では、この毒気の無さはなんであろうか? 思うに、芝居とはこういうものだと思いこんでいるのではないでしょうか。たとえ、公演後、派遣切りに遭おうとも観客に夢を与えることが芝居の使命なんだと。いや、考えすぎか……
いまの若い人たちは、芝居のウラのことには、わたしたちが及ばないほど知識が豊かであり、小屋の機材の使い方にも慣れている様子であります。照明や音響による心理描写や、情景描写がうまい。しかし肝心の表現する本が貧しい。創作劇が多いですね。既成の台本はあまりやりたがろうとはしない。わたしたちが若かったころは、別役実、安部公房、清水邦夫、つかこうへい、イヨネスコ、ブレヒト、ベケットなどをよくやりました。いまは、それだけ若い人の心をつかむ作家が見あたらないのかもしれませんが、ハナから読んでいないのではないだろうかという気がします。
書店の演劇書コーナーが無くなった、もしくは大幅に縮小されてきたことがそれを証拠だてているように思うのですが。単に、出版不況のあらわれ……なのかもしれませんが。

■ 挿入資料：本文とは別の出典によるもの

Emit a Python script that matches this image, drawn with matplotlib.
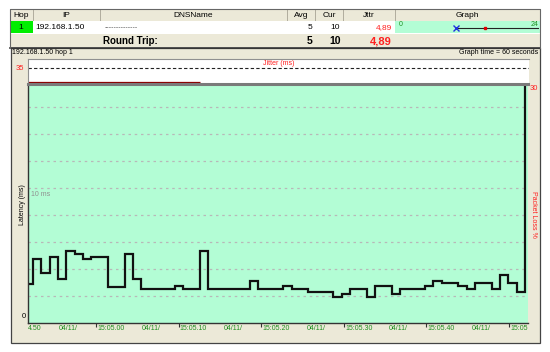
import numpy as np
import matplotlib.pyplot as plt
from matplotlib.patches import Rectangle
from matplotlib.transforms import Bbox, blended_transform_factory

plt.rcParams['font.family'] = ['Liberation Sans', 'DejaVu Sans']

W, H = 550, 352
BEIGE = '#ece9d8'
MINT = '#b3fdd5'
EDGE = '#aca899'
GREEN_TXT = '#1f8f1f'
RED = '#ff2020'

# table row
columns = ['Hop', 'IP', 'DNSName', 'Avg', 'Cur', 'Jttr', 'Graph']
hop = '1'
ip = '192.168.1.50'
dns_name = '--------------'
avg_ms = 5
cur_ms = 10
jitter_txt = '4,89'
mini_scale = [0, 24]
mini_cur = 10
mini_mark = 15

# latency per ping (ms), one ping per second
latency = [2.89, 4.74, 3.68, 4.89, 3.28, 5.33, 5.13, 4.72, 4.89, 4.89,
           2.69, 2.69, 5.13, 3.28, 2.49, 2.49, 2.49, 2.49, 2.71, 2.49,
           2.49, 5.31, 2.49, 2.49, 2.49, 2.49, 2.49, 3.14, 2.49, 2.49,
           2.49, 2.74, 2.49, 2.49, 2.32, 2.32, 2.32, 1.95, 2.12, 2.49,
           2.49, 1.95, 2.74, 2.74, 2.12, 2.49, 2.49, 2.49, 2.74, 3.14,
           2.94, 2.94, 2.74, 2.49, 2.94, 2.94, 2.49, 3.56, 2.94, 2.32,
           30.0]
jitter_ms = [2.0] * 21
time_labels = ['15:05.00', '15:05.10', '15:05.20', '15:05.30', '15:05.40', '15:05.50']
date_label = '04/11/'
first_label = '4.50'


def px_rect(x0, y0, x1, y1):  # pixel box -> figure fraction
    return [x0 / W, 1 - y1 / H, (x1 - x0) / W, (y1 - y0) / H]


fig = plt.figure(figsize=(W / 100, H / 100), dpi=100, facecolor='white')

# background canvas in pixel coords
bg = fig.add_axes([0, 0, 1, 1])
bg.set_xlim(0, W)
bg.set_ylim(H, 0)
bg.axis('off')

def box(x0, y0, x1, y1, fc, ec='none', lw=0.6):
    bg.add_patch(Rectangle((x0, y0), x1 - x0, y1 - y0, facecolor=fc, edgecolor=ec, lw=lw))

# header
col_x = [10, 33, 100, 287, 315, 343, 395, 540]
for i, name in enumerate(columns):
    box(col_x[i], 9, col_x[i + 1], 21, BEIGE, EDGE)
    bg.text((col_x[i] + col_x[i + 1]) / 2, 15.5, name, ha='center', va='center', fontsize=6)

# row 1
box(10, 21, 540, 34, 'white')
box(10, 21, 33, 33, '#00ee00')
bg.text(21, 27.5, hop, ha='center', va='center', fontsize=6)
bg.text(35, 27.5, ip, ha='left', va='center', fontsize=6)
bg.text(105, 27.5, dns_name, ha='left', va='center', fontsize=5, color='#555555')
bg.text(312, 27.5, str(avg_ms), ha='right', va='center', fontsize=6)
bg.text(340, 27.5, str(cur_ms), ha='right', va='center', fontsize=6)
bg.text(392, 27.5, jitter_txt, ha='right', va='center', fontsize=6, color=RED)
box(395, 21, 540, 33, MINT)
bg.text(399, 25, str(mini_scale[0]), ha='left', va='center', fontsize=5, color=GREEN_TXT)
bg.text(538, 25, str(mini_scale[1]), ha='right', va='center', fontsize=5, color=GREEN_TXT)

mini = fig.add_axes(px_rect(398, 22, 539, 33))
mini.set_xlim(mini_scale[0], mini_scale[1] * 141 / 139)
mini.set_ylim(0, 1)
mini.axis('off')
mini.plot([mini_cur, mini_scale[1] * 2], [0.45, 0.45], color='#222222', lw=0.8)
mini.plot([mini_cur], [0.45], marker='x', color='#2030e0', ms=4, mew=1)
mini.plot([mini_mark], [0.45], marker='s', color='#e00000', ms=2)

# round trip row
box(10, 34, 540, 47, BEIGE)
bg.text(130, 41, 'Round Trip:', ha='center', va='center', fontsize=7, fontweight='bold')
bg.text(312, 41, str(avg_ms), ha='right', va='center', fontsize=7.5, fontweight='bold')
bg.text(341, 41, str(cur_ms), ha='right', va='center', fontsize=7.5, fontweight='bold')
bg.text(392, 41, jitter_txt, ha='right', va='center', fontsize=8, fontweight='bold', color=RED)
bg.plot([10, 540], [47.5, 47.5], color='#333333', lw=1.2)
bg.plot([10, 10, 540, 540], [47.5, 9, 9, 47.5], color='#666666', lw=0.8)

# graph panel
box(11, 48, 540, 343, BEIGE, '#444444', 0.9)
bg.text(12, 53, '192.168.1.50 hop 1', ha='left', va='center', fontsize=5)
bg.text(538, 53, 'Graph time = 60 seconds', ha='right', va='center', fontsize=5)

# jitter strip
jx = fig.add_axes(px_rect(28, 59, 529, 83))
jx.set_facecolor('white')
jx.set_xlim(0, 500 / 8.26)
jx.set_ylim(0, 56)
jx.set_xticks([])
jx.set_yticks([])
for s in ['top', 'left']:
    jx.spines[s].set_color('#909090')
    jx.spines[s].set_linewidth(0.8)
jx.spines['right'].set_visible(False)
jx.spines['bottom'].set_visible(False)
jx.axhline(35, color='#222222', lw=0.8, ls=(0, (3, 2)))
edges = np.concatenate([[0], 0.605 + 1.0096 * np.arange(len(latency))])
jx.stairs(jitter_ms, edges[:len(jitter_ms) + 1], color='#8b0000', lw=0.9, baseline=None)
jx.text(0.5, 0.82, 'Jitter (ms)', transform=jx.transAxes, ha='center', va='center', fontsize=5, color=RED)
bg.text(24, 68, '35', ha='right', va='center', fontsize=5.5, color=RED)

# latency plot
ax = fig.add_axes(px_rect(28, 84, 528, 323))
ax.set_facecolor(MINT)
ax.set_xlim(0, 500 / 8.26)
ax.set_ylim(0, 239 / 13.5)
ax.set_yticks(np.arange(2, 17, 2))
ax.tick_params(axis='y', length=0, labelleft=False)
ax.grid(axis='y', color='#b8b8b8', lw=0.9, ls=(0, (2, 3)))
ax.set_axisbelow(True)
ax.spines['top'].set_color('#7a7a7a')
ax.spines['top'].set_linewidth(2.2)
ax.spines['right'].set_visible(False)
for s in ['left', 'bottom']:
    ax.spines[s].set_color('#333333')
    ax.spines[s].set_linewidth(1)
ax.stairs(latency, edges, color='#111111', lw=1.6, baseline=None)

tick_times = 8.23 + 10 * np.arange(len(time_labels))
ax.set_xticks(tick_times)
ax.tick_params(axis='x', length=3, width=0.8, color='#333333', labelbottom=False)

tr = blended_transform_factory(ax.transData, bg.transData)
bg.text(28, 328, first_label, ha='left', va='center', fontsize=5, color=GREEN_TXT)
clip = Bbox.from_extents(0, 0, 528, H)
for t, lab in zip(tick_times, time_labels):
    bg.text(t - 4.5, 328, date_label, transform=tr, ha='left', va='center', fontsize=5, color=GREEN_TXT)
    txt = bg.text(t + 0.15, 328, lab, transform=tr, ha='left', va='center', fontsize=5, color=GREEN_TXT)
    txt.set_clip_box(clip)
    txt.set_clip_on(True)

ax.text(0.35, 9.8, '10 ms', ha='left', va='top', fontsize=5, color='#909090')
bg.text(26, 317, '0', ha='right', va='center', fontsize=5.5)
bg.text(22, 205, 'Latency (ms)', ha='center', va='center', rotation=90, fontsize=5)
bg.text(530, 88, '30', ha='left', va='center', fontsize=5.5, color=RED)
bg.text(534, 214, 'Packet Loss %', ha='center', va='center', rotation=270, fontsize=5, color=RED)

fig.savefig('out.png', dpi=100, facecolor='white')
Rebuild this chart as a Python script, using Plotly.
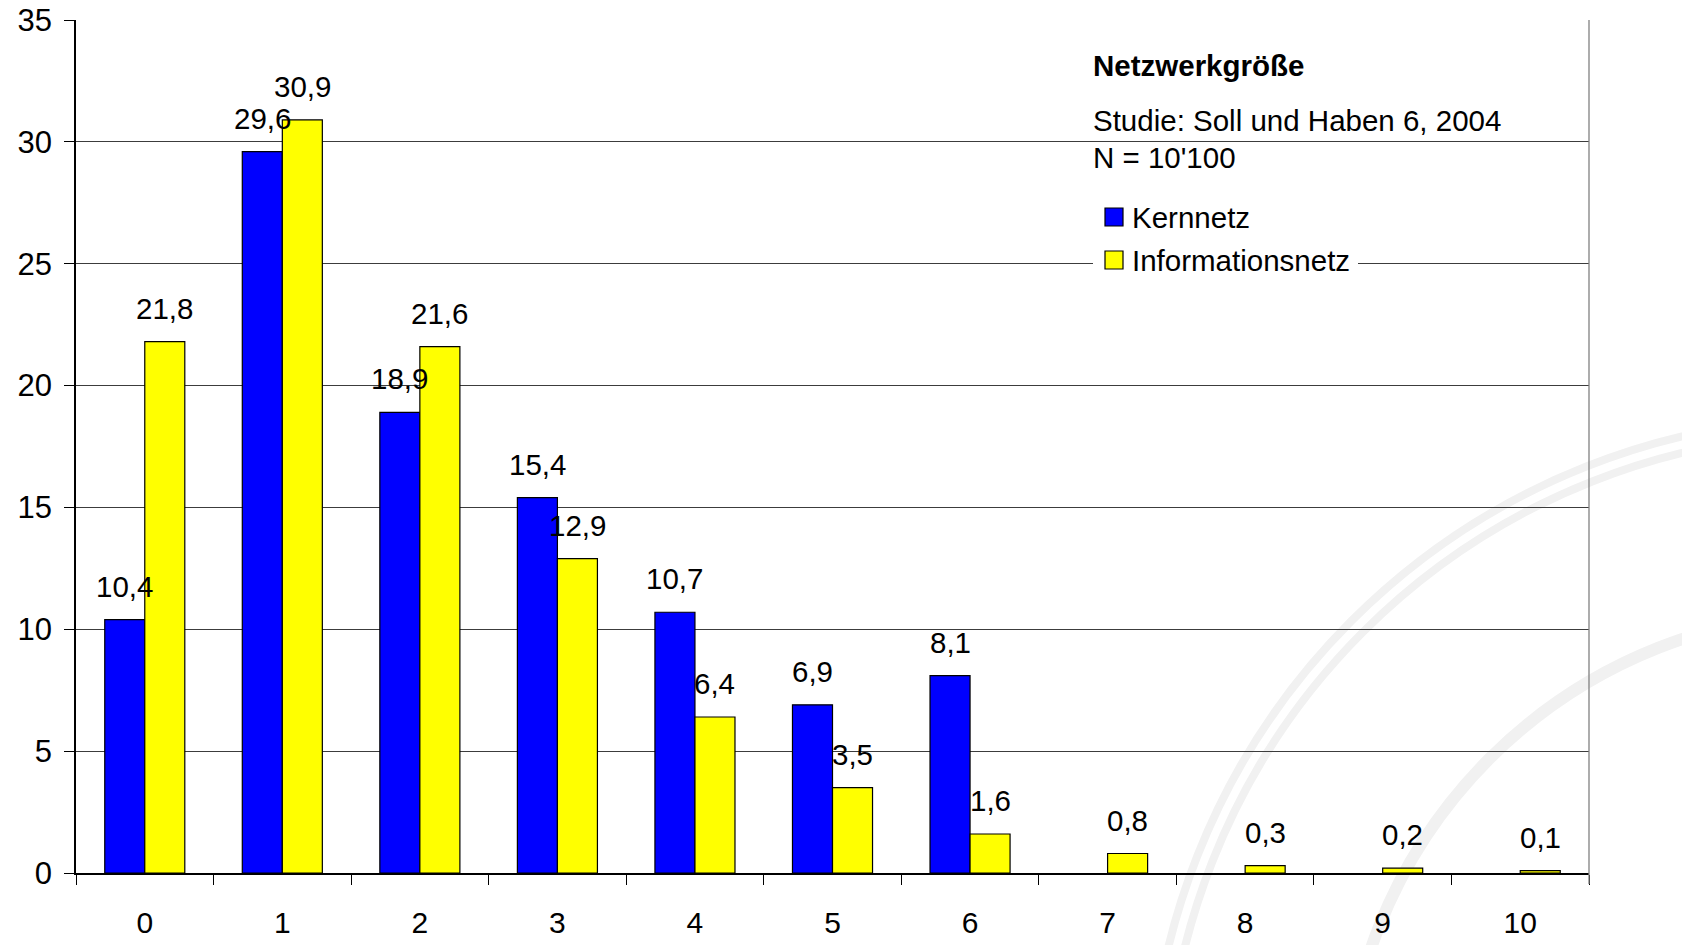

わたしは、二十歳のころから本を書くようになりましたが、それまでに、二百本ほどは他人様の本を読んでいました。それでも年寄り……もとい、先輩たちは、「大橋君、君の本はおもしろいんだけど、もっと古典を読まなくっちゃ」と、にこやかに苦言を呈されました。そのうちのお一人は、わざわざ、大阪にお立ちよりのとき、わたしを呼び出され、三時間にわたって、お小言をいただきました。このお方は六十歳から、独学でノルウエー語を独習され、十年かかって、イプセンの全作品を翻訳された原千代海師であります。師は、ハリハリ鍋をつつきながら、「大橋君。きみは何冊くらい他人様の本を読んだの?」「はあ、四五百本は……」「ふーん……少し少ないなあ」「どのくらい少ないんでしょうか……?」「ゼロが二つほど足らない」「…………」
何事も古き世のみぞ慕わしき……でありました。